The Great Opportunity Rip Off

by , posted on Friday, July 27th, 2012 at 12:45 pm

I am a first generation American. My father was born in 1918 on a small island off the coast of Norway. He never finished high school. I grew up poor in the middle of a wealthy area of the Chicago suburbs dreaming about going to college with no financial ability to do so. I saw education as a way to climb out of our poverty and a sure ticket into the middle class.

I was taught that America is the land of opportunity and all I had to do was work for it. And so I did.

I worked two part-time jobs to fund my first year of college. Then I got married and 3 children intervened. When I was set to return to school, Reagan had just taken office and access to loans and grants had all but dried up. And so, without knowing anything about non-violent direct civil action, I did my first act of non-violent direct civil action.

I walked into our local bank and asked for a student loan. They said no. They said they don’t do that anymore. I continued that morning up the chain of command until I sat before the Vice President of the bank asking for a student loan.

“Well, we don’t do that anymore,” he said. In the midst of my grief, I took a deep breath and looked down at the ground. I saw my purse and inside it my small reporter’s notebook. At the time, I was a ‘stringer’ for a newspaper, earning $25 a story for about 10 hours of work. Without even thinking, I picked up my notebook and told him I was a reporter for the local paper and was going to interview him for a story I was writing about why a local bank is not going to give a local resident a student loan.

“We will give you your student loan,” he said, without so much as a three second pause. That was years ago when banks still had a sense of community and a sense of shame.

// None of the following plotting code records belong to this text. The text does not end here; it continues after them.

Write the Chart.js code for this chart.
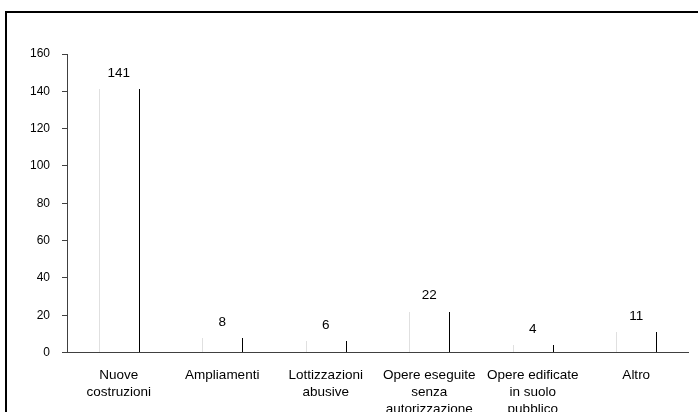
<!DOCTYPE html>
<html>
<head>
<meta charset="utf-8">
<script src="https://cdn.jsdelivr.net/npm/chart.js@4"></script>
<style>
  html, body { margin: 0; padding: 0; background: #fff; overflow: hidden; }
  #wrap { position: relative; width: 698px; height: 412px; overflow: hidden; }
  #frame { position: absolute; left: 5px; top: 11px; width: 720px; height: 450px; border: 2px solid #000; pointer-events: none; }
  canvas { position: absolute; left: 0; top: 0; }
</style>
</head>
<body>
<div id="wrap">
  <canvas id="myChart" width="698" height="432"></canvas>
  <div id="frame"></div>
</div>
<script>
const categories = [
  ["Nuove", "costruzioni"],
  ["Ampliamenti"],
  ["Lottizzazioni", "abusive"],
  ["Opere eseguite", "senza", "autorizzazione"],
  ["Opere edificate", "in suolo", "pubblico"],
  ["Altro"],
];
const values = [141, 8, 6, 22, 4, 11];
const yTicks = [0, 20, 40, 60, 80, 100, 120, 140, 160];

const fontFamily = "'Liberation Sans', Arial, sans-serif";

const ctx = document.getElementById("myChart").getContext("2d");

const barChart = new Chart(ctx, {
  type: "bar",
  data: {
    labels: categories,
    datasets: [
      {
        label: "Casi",
        data: values,
        backgroundColor: "#ffffff",
        borderWidth: 0,
        categoryPercentage: 1,
        barPercentage: 0.39,
      },
    ],
  },
  options: {
    responsive: false,
    animation: false,
    layout: { padding: { left: 0, right: 10, top: 54, bottom: 8 } },
    scales: {
      y: {
        min: yTicks[0],
        max: yTicks[yTicks.length - 1],
        afterBuildTicks: (scale) => {
          scale.ticks = yTicks.map((v) => ({ value: v }));
        },
        afterFit: (scale) => {
          scale.width = 67;
        },
        ticks: {
          color: "#000000",
          padding: 12,
          font: { family: fontFamily, size: 12 },
        },
        grid: {
          drawOnChartArea: false,
          drawTicks: true,
          tickLength: 5,
          color: "#404040",
        },
        border: { display: true, color: "#404040", width: 1 },
      },
      x: {
        ticks: {
          color: "#000000",
          padding: 6,
          maxRotation: 0,
          autoSkip: false,
          font: { family: fontFamily, size: 13.5, lineHeight: 1.27 },
        },
        grid: { display: false },
        border: { display: true, color: "#404040", width: 1 },
      },
    },
    plugins: {
      legend: { display: false },
      tooltip: { enabled: false },
    },
  },
  plugins: [
    {
      id: "barEdges",
      afterDatasetsDraw: function (chart) {
        const ctx = chart.ctx;
        const meta = chart.getDatasetMeta(0);
        ctx.save();
        ctx.lineWidth = 1;
        meta.data.forEach(function (bar, i) {
          const left = Math.round(bar.x - bar.width / 2) + 0.5;
          const right = Math.round(bar.x + bar.width / 2) + 0.5;
          const top = Math.round(bar.y);
          const base = Math.round(bar.base);

          // light left edge
          ctx.strokeStyle = "#e0e0e0";
          ctx.beginPath();
          ctx.moveTo(left, top);
          ctx.lineTo(left, base);
          ctx.stroke();

          // dark right edge
          ctx.strokeStyle = "#000000";
          ctx.beginPath();
          ctx.moveTo(right, top);
          ctx.lineTo(right, base);
          ctx.stroke();

          ctx.font = "13.5px " + fontFamily;
          ctx.fillStyle = "#000000";
          ctx.textAlign = "center";
          ctx.textBaseline = "bottom";
          ctx.fillText(String(values[i]), bar.x, bar.y - 9);
        });
        ctx.restore();
      },
    },
  ],
});
</script>
</body>
</html>
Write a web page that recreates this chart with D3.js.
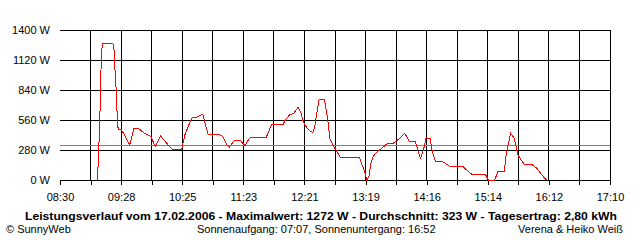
<!DOCTYPE html>
<html>
<head>
<meta charset="utf-8">
<script src="https://cdn.jsdelivr.net/npm/d3@7"></script>
<style>
  body { margin: 0; background: #fff; }
  svg text { font-family: Arial, "Liberation Sans", sans-serif; font-size: 11px; fill: #000; }
</style>
</head>
<body>
<div id="chart"></div>
<script>
// DATA
const times = ["09:05","09:06","09:07","09:08","09:09","09:10","09:20","09:21","09:22","09:23","09:24","09:25","09:28","09:30","09:36","09:40","09:44","09:50","09:56","10:00",
  "10:05","10:11","10:16","10:25","10:28","10:33","10:35","10:39","10:45","10:48","10:50","11:00","11:04","11:08","11:10","11:15","11:20","11:23","11:25","11:27",
  "11:30","11:45","11:48","11:50","12:01","12:03","12:07","12:11","12:15","12:18","12:20","12:23","12:26","12:29","12:31","12:33","12:35","12:40","12:42","12:44",
  "12:45","12:48","12:51","12:55","13:13","13:18","13:20","13:22","13:24","13:26","13:29","13:34","13:39","13:40","13:45","13:50","13:56","14:00","14:06","14:09",
  "14:11","14:14","14:16","14:20","14:22","14:25","14:31","14:39","14:51","14:59","15:12","15:15","15:21","15:24","15:30","15:32","15:36","15:39","15:41","15:43",
  "15:46","15:49","15:56","16:01","16:04","16:07","16:10"];
const watts = [0,130,380,700,1130,1272,1272,1229,1030,860,620,467,467,436,327,482,482,436,404,311,
  411,342,286,286,420,544,585,585,613,498,429,429,404,327,305,373,373,342,317,358,
  398,398,467,520,520,560,607,622,678,622,544,492,460,442,504,638,753,753,638,498,
  389,327,280,211,211,78,0,31,156,218,255,295,336,342,342,380,436,364,358,255,
  202,295,389,389,264,177,177,124,124,56,56,0,0,78,78,250,436,398,327,233,
  187,146,146,109,68,31,0];

const xLabels = ["08:30","09:28","10:25","11:23","12:21","13:19","14:16","15:14","16:12","17:10"];
const yTicks = [0, 280, 560, 840, 1120, 1400];
const average = 323;

const title = "Leistungsverlauf vom 17.02.2006 - Maximalwert: 1272 W - Durchschnitt: 323 W - Tagesertrag: 2,80 kWh";
const footLeft = "\u00A9 SunnyWeb";
const footMid = "Sonnenaufgang: 07:07, Sonnenuntergang: 16:52";
const footRight = "Verena & Heiko Wei\u00DF";

// helpers
const toMin = s => { const [h, m] = s.split(":").map(Number); return h * 60 + m; };
const data = times.map((t, i) => ({ t: toMin(t), w: watts[i] }));

const width = 640, height = 240;
const t0 = toMin(xLabels[0]), t1 = toMin(xLabels[xLabels.length - 1]);

// SCALES
const x = d3.scaleLinear().domain([t0, t1]).range([60, 610]);
const y = d3.scaleLinear().domain([0, 1400]).range([180, 30]);

// tick every half label step
const step = (t1 - t0) / (xLabels.length - 1);
const xTicks = d3.range(0, (xLabels.length - 1) * 2 + 1).map(k => t0 + k * step / 2);

const svg = d3.select("#chart").append("svg")
  .attr("width", width)
  .attr("height", height);

const grid = svg.append("g").attr("shape-rendering", "crispEdges");

// horizontal grid lines
grid.selectAll("line.h")
  .data(yTicks)
  .join("line")
  .attr("class", "h")
  .attr("x1", x(t0)).attr("x2", x(t1))
  .attr("y1", d => y(d)).attr("y2", d => y(d))
  .attr("stroke", "#000");

// vertical grid lines (first one is only a tick)
grid.selectAll("line.v")
  .data(xTicks.slice(1))
  .join("line")
  .attr("class", "v")
  .attr("x1", d => x(d)).attr("x2", d => x(d))
  .attr("y1", y(1400)).attr("y2", y(0))
  .attr("stroke", "#000");

// average line
grid.append("line")
  .attr("x1", x(t0)).attr("x2", x(t1))
  .attr("y1", y(average)).attr("y2", y(average))
  .attr("stroke", "#808080");

// AXES
const xAxis = d3.axisBottom(x)
  .tickValues(xTicks)
  .tickSize(5)
  .tickPadding(8)
  .tickFormat((d, i) => i % 2 ? "" : xLabels[i / 2]);

svg.append("g")
  .attr("transform", `translate(0,${y(0)})`)
  .attr("shape-rendering", "crispEdges")
  .call(xAxis)
  .call(g => g.select(".domain").remove())
  .call(g => g.selectAll("line").attr("stroke", "#000"))
  .call(g => g.selectAll("text").attr("font-size", null).attr("font-family", null));

const yAxis = d3.axisLeft(y)
  .tickValues(yTicks)
  .tickSize(0)
  .tickPadding(10)
  .tickFormat(d => d + " W");

svg.append("g")
  .attr("transform", `translate(${x(t0)},0)`)
  .call(yAxis)
  .call(g => g.select(".domain").remove())
  .call(g => g.selectAll("text").attr("font-size", null).attr("font-family", null));

// LINE
const line = d3.line().x(d => x(d.t)).y(d => y(d.w));
svg.append("path")
  .datum(data)
  .attr("d", line)
  .attr("fill", "none")
  .attr("stroke", "#ff0000")
  .attr("stroke-width", 1)
  .attr("shape-rendering", "crispEdges");

// TEXTS
svg.append("text")
  .attr("x", 321).attr("y", 220)
  .attr("text-anchor", "middle")
  .attr("font-weight", "bold")
  .attr("textLength", 592)
  .attr("lengthAdjust", "spacingAndGlyphs")
  .text(title);

svg.append("text").attr("x", 6).attr("y", 233).text(footLeft);
svg.append("text").attr("x", 197).attr("y", 233).text(footMid);
svg.append("text").attr("x", 623).attr("y", 233).attr("text-anchor", "end").text(footRight);
</script>
</body>
</html>
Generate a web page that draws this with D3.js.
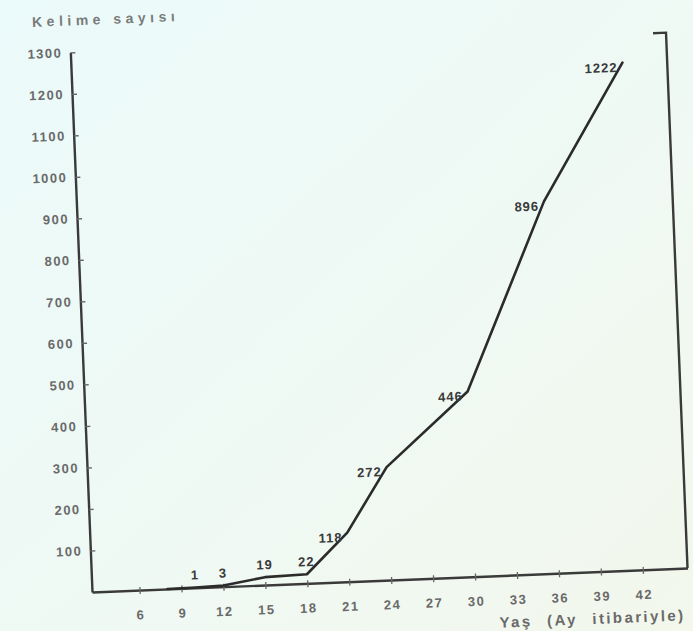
<!DOCTYPE html>
<html>
<head>
<meta charset="utf-8">
<script src="https://cdn.jsdelivr.net/npm/d3@7"></script>
<style>
  body { margin: 0; background: #eff9f5; }
  text { font-family: "Liberation Sans", Arial, sans-serif; }
</style>
</head>
<body>
<div id="vis-container"></div>
<script>
// Kelime sayısı by age (months)
const months = [8, 10, 12, 15, 18, 21, 24, 30, 36, 42];
const words = [0, 1, 3, 19, 22, 118, 272, 446, 896, 1222];
const xTicks = [6, 9, 12, 15, 18, 21, 24, 27, 30, 33, 36, 39, 42];
const yTicks = [100, 200, 300, 400, 500, 600, 700, 800, 900, 1000, 1100, 1200, 1300];

const width = 693,
  height = 631,
  margin = {top: 52, left: 92},
  dWidth = 596,
  dHeight = 540,
  tilt = -2.3; // scan is slightly rotated

const svg = d3.select('#vis-container')
  .append('svg')
  .attr('width', width)
  .attr('height', height);

let grad = svg.append("defs").append("linearGradient")
  .attr("id", "paper").attr("x1", 0).attr("y1", 0).attr("x2", 1).attr("y2", 1);
grad.append("stop").attr("offset", "0%").attr("stop-color", "#ebfafa");
grad.append("stop").attr("offset", "55%").attr("stop-color", "#eff9f4");
grad.append("stop").attr("offset", "100%").attr("stop-color", "#f3f7ec");

svg.append("rect").attr("width", width).attr("height", height).attr("fill", "url(#paper)");

const g = svg.append("g")
  .attr("transform", `rotate(${tilt},${margin.left},${margin.top + dHeight}) translate(${margin.left},${margin.top})`);

let x = d3.scaleLinear().domain([2.6, 45.2]).range([0, dWidth]);
let y = d3.scaleLinear().domain([0, 1300]).range([dHeight, 0]);

// y axis, ticks pointing inward
let yAxis = g.append("g")
  .call(d3.axisLeft(y).tickValues(yTicks).tickFormat(d3.format("d"))
    .tickSizeInner(-5).tickSizeOuter(0).tickPadding(8));
yAxis.select(".domain").attr("stroke", "#3a3a3a").attr("stroke-width", 2.4);
yAxis.selectAll(".tick line").attr("stroke", "#666").attr("stroke-width", 1.3);
yAxis.selectAll(".tick text")
  .attr("fill", "#6a6a6a").attr("font-size", 13).attr("font-weight", "bold")
  .attr("letter-spacing", 1.5);

// x axis
let xAxis = g.append("g")
  .attr("transform", `translate(0,${dHeight})`)
  .call(d3.axisBottom(x).tickValues(xTicks).tickSizeOuter(0).tickSizeInner(6).tickPadding(14));
xAxis.select(".domain").attr("stroke", "#3a3a3a").attr("stroke-width", 2.4);
xAxis.selectAll(".tick line").attr("y1", -3).attr("y2", 4).attr("stroke", "#666").attr("stroke-width", 1.3);
xAxis.selectAll(".tick text")
  .attr("fill", "#6a6a6a").attr("font-size", 13).attr("font-weight", "bold")
  .attr("letter-spacing", 1.5);

// right side bracket
g.append("path")
  .attr("fill", "none")
  .attr("stroke", "#3a3a3a")
  .attr("stroke-width", 2.4)
  .attr("d", `M${dWidth - 13},${y(1290)}H${dWidth}V${dHeight}`);

let data = months.map((m, i) => ({m: m, w: words[i]}));

let line = d3.line()
  .x(d => x(d.m))
  .y(d => y(d.w));

g.append("path")
  .datum(data)
  .attr("fill", "none")
  .attr("stroke", "#2b2b2b")
  .attr("stroke-width", 2.6)
  .attr("stroke-linejoin", "round")
  .attr("stroke-linecap", "round")
  .attr("d", line);

g.selectAll(".val")
  .data(data.filter(d => d.w > 0))
  .enter().append("text")
  .attr("class", "val")
  .attr("x", d => x(d.m))
  .attr("y", d => y(d.w))
  .attr("dx", d => d.w < 50 ? 0 : -5)
  .attr("dy", d => d.w < 50 ? -8 : 9)
  .attr("text-anchor", d => d.w < 50 ? "middle" : "end")
  .attr("fill", "#3a3a3a")
  .attr("font-size", 13)
  .attr("font-weight", "bold")
  .attr("letter-spacing", 1)
  .text(d => d.w);

// axis titles
g.append("text")
  .attr("x", -37)
  .attr("y", -27)
  .attr("fill", "#7a7a7a")
  .attr("font-size", 14)
  .attr("font-weight", "bold")
  .attr("letter-spacing", 4.5)
  .text("Kelime sayısı");

g.append("text")
  .attr("x", dWidth - 4)
  .attr("y", dHeight + 52)
  .attr("text-anchor", "end")
  .attr("fill", "#6a6a6a")
  .attr("font-size", 15)
  .attr("font-weight", "bold")
  .attr("letter-spacing", 2.4)
  .attr("word-spacing", 8)
  .text("Yaş (Ay itibariyle)");
</script>
</body>
</html>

I got my degree and my husband and I were able to get our daughters through college. But when my oldest daughter became divorced and lost everything financially, she and her three children had to move in with me. She had spent the past 10 years raising children. But with the changes in our economy, her degree was no longer wanted in our marketplace. And so she is starting her life over again at age forty without a degree.

I had been so sure college would guarantee financial security and a ticket into the middle class. I was wrong. All that I had worked for to ensure a better life for my children and my grandchildren was taken away in one generation by the 1%.

We are the 99%.

I was able to barely grab opportunity at the dawn of the Reagan years but now my daughter and my grandchildren, no matter how hard they work, have what I call the ‘Deck of Opportunity’ stacked against them. This is the great opportunity rip off.

Jon Stewart, of The Daily Show, calls it the “Wealth Incumbency,” where the wealthy create the rules that restrict access to opportunity to those that already possess wealth.

Joseph Stiglitz, in his book, ‘The Price of Inequality,’ makes the case that we now have in our country the least equality of opportunity of all advanced countries—even worse than what was possible in ‘Old Europe’ centuries ago. Stiglitz states that we have institutionalized the advantages of opportunity to the wealthy.

The damning issue is not inequality of wealth, but inequality of opportunity. Our nation was founded on equality of opportunity, but we have most assuredly lost that foundation.

We need to look no further than the last forty years of the Republican Party assault on the middle class as the culprit in this very real crime against average Americans.